The Nasdaq Composite posted its fifth consecutive losing session on Friday as investors rotated out of key technology stocks and into more defensive areas of the market. The tech-heavy index dropped 0.24% to close at 25,297.62, while the S&P 500 ticked down 0.05% to 7,354.02. For the week as a whole, the S&P 500 slid nearly 2%, while the Nasdaq fell 4.6%. The Dow outperformed, rising 0.6% over the same period.
Nerves about AI quickly spiraled into full-on panic trading in South Korea on Tuesday, where the Kospi index tumbled 10%, tripping a circuit breaker that led to a 20-minute cooling-off session. The index was dragged down by chipmaker SK Hynix and tech giant Samsung, with both companies ending the session with losses of more than 12%. These two companies are central pillars of the South Korean economy, and their collapse in a single session sent shockwaves well beyond Seoul.
The Kospi had been up more than 90% this year, so when the wind blew in an unexpected direction, it led traders — and, often more consequentially, trading algorithms — to head for the exits.
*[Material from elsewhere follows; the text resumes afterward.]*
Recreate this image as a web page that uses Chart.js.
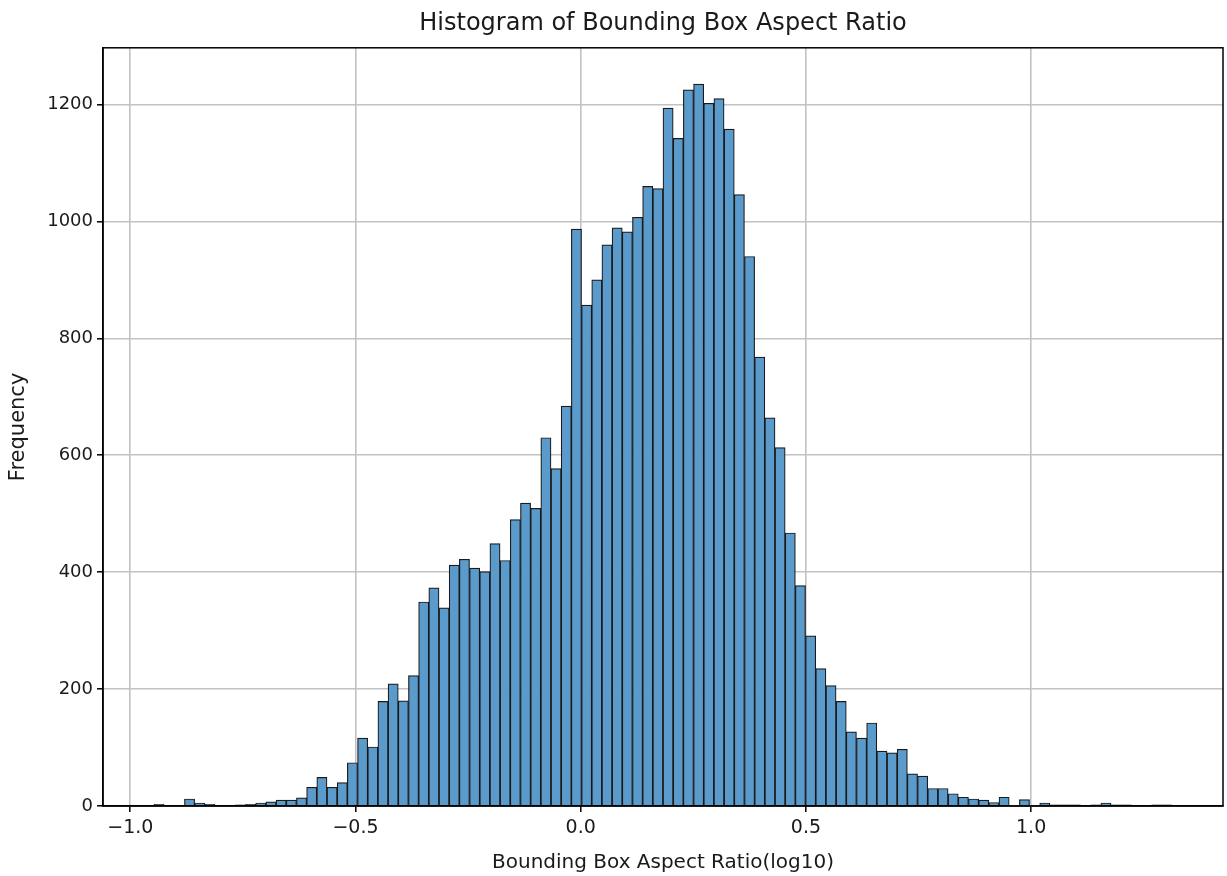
<!DOCTYPE html>
<html>
<head>
<meta charset="utf-8">
<title>Histogram of Bounding Box Aspect Ratio</title>
<script src="https://cdn.jsdelivr.net/npm/chart.js@4.4.1/dist/chart.umd.min.js"></script>
<style>
    html, body { margin: 0; padding: 0; background: #ffffff; }
    #grafico { display: block; }
</style>
</head>
<body>
<canvas id="grafico" width="1227" height="876"></canvas>
<script>
// histogram counts, 100 equal bins
const contagens = [
    3, 0, 0, 12, 5, 3, 0, 0, 2, 3,
    5, 7, 10, 10, 14, 32, 49, 32, 40, 74,
    116, 101, 179, 209, 180, 223, 349, 373, 339, 412,
    422, 407, 401, 449, 420, 490, 518, 509, 630, 577,
    684, 987, 857, 900, 960, 989, 982, 1007, 1060, 1056,
    1194, 1142, 1225, 1235, 1202, 1210, 1158, 1046, 940, 768,
    664, 613, 467, 377, 291, 235, 206, 179, 127, 116,
    142, 94, 91, 97, 55, 51, 30, 30, 21, 15,
    12, 10, 6, 15, 1, 11, 1, 5, 2, 2,
    2, 0, 2, 5, 2, 2, 0, 0, 2, 2
];
const inicioBins = -0.9476;   // left edge of first bin (log10 ratio)
const larguraBin = 0.022606;  // bin width

const ticksX = [-1.0, -0.5, 0.0, 0.5, 1.0];
const ticksY = [0, 200, 400, 600, 800, 1000, 1200];
const limitesX = [-1.0606, 1.4260];
const limitesY = [0, 1297];

const pontos = contagens.map((c, i) => ({
    x: inicioBins + (i + 0.5) * larguraBin,
    y: c
}));

const fonte = 'DejaVu Sans';
const corTexto = '#1a1a1a';

// matplotlib style frame: top and right spines
const moldura = {
    id: 'moldura',
    afterDraw(chart) {
        const { ctx, chartArea: a } = chart;
        ctx.save();
        ctx.strokeStyle = '#000';
        ctx.lineWidth = 1.5;
        ctx.strokeRect(a.left, a.top, a.right - a.left, a.bottom - a.top);
        ctx.restore();
    }
};

const ctx = document.getElementById('grafico').getContext('2d');
new Chart(ctx, {
    type: 'bar',
    data: {
        datasets: [{
            data: pontos,
            backgroundColor: '#5b9bcc',
            borderColor: 'rgba(15,15,15,0.95)',
            borderWidth: 1.2,
            barPercentage: 1,
            categoryPercentage: 1
        }]
    },
    options: {
        responsive: false,
        animation: false,
        layout: { padding: { left: 0, right: 4, top: 0, bottom: 0 } },
        plugins: {
            legend: { display: false },
            tooltip: { enabled: false },
            title: {
                display: true,
                fullSize: false, // centred over the plot area, not the canvas
                text: 'Histogram of Bounding Box Aspect Ratio',
                color: corTexto,
                font: { family: fonte, size: 24, weight: 'normal' },
                padding: { top: 9, bottom: 10 }
            }
        },
        scales: {
            x: {
                type: 'linear',
                min: limitesX[0],
                max: limitesX[1],
                offset: false,
                z: 1,
                afterBuildTicks: s => { s.ticks = ticksX.map(v => ({ value: v })); },
                afterFit: s => { s.height = 70; },
                ticks: {
                    color: corTexto,
                    font: { family: fonte, size: 19 },
                    padding: 5,
                    maxRotation: 0,
                    autoSkip: false,
                    callback: v => (v < 0 ? '\u2212' : '') + Math.abs(v).toFixed(1)
                },
                grid: {
                    offset: false,
                    color: '#c2c2c2',
                    lineWidth: 1.6,
                    tickColor: '#000',
                    tickLength: 6,
                    tickWidth: 1.5
                },
                border: { color: '#000', width: 1.5 },
                title: {
                    display: true,
                    text: 'Bounding Box Aspect Ratio(log10)',
                    color: corTexto,
                    font: { family: fonte, size: 20 },
                    padding: { top: 0, bottom: 1 }
                }
            },
            y: {
                min: limitesY[0],
                max: limitesY[1],
                z: 1,
                afterBuildTicks: s => { s.ticks = ticksY.map(v => ({ value: v })); },
                afterFit: s => { s.width = 103; },
                ticks: {
                    color: corTexto,
                    font: { family: fonte, size: 18 },
                    padding: 4,
                    callback: v => String(v)
                },
                grid: {
                    color: '#c2c2c2',
                    lineWidth: 1.6,
                    tickColor: '#000',
                    tickLength: 6,
                    tickWidth: 1.5
                },
                border: { color: '#000', width: 1.5 },
                title: {
                    display: true,
                    text: 'Frequency',
                    color: corTexto,
                    font: { family: fonte, size: 21 },
                    padding: { top: 6, bottom: 6 }
                }
            }
        }
    },
    plugins: [moldura]
});
</script>
</body>
</html>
In Europe, shares also fell sharply as the pan-European Stoxx 600 shed around 1%. The Stoxx 600 Technology index led regional losses, declining 3%. Chipmaker STMicroelectronics and Dutch semiconductor equipment maker ASMI were both down more than 7%.
According to Mason Mendez, global real assets analyst at Wells Fargo Investment Institute, "AI and valuations for tech-related companies are returning to the spotlight, as equity markets shift their focus from the Middle East war towards the sustainability of tech-related spending amid rising global interest rates." In other words, the market's laser focus has shifted from geopolitical headlines back to a fundamental question: can the AI boom actually justify the sky-high valuations it has generated?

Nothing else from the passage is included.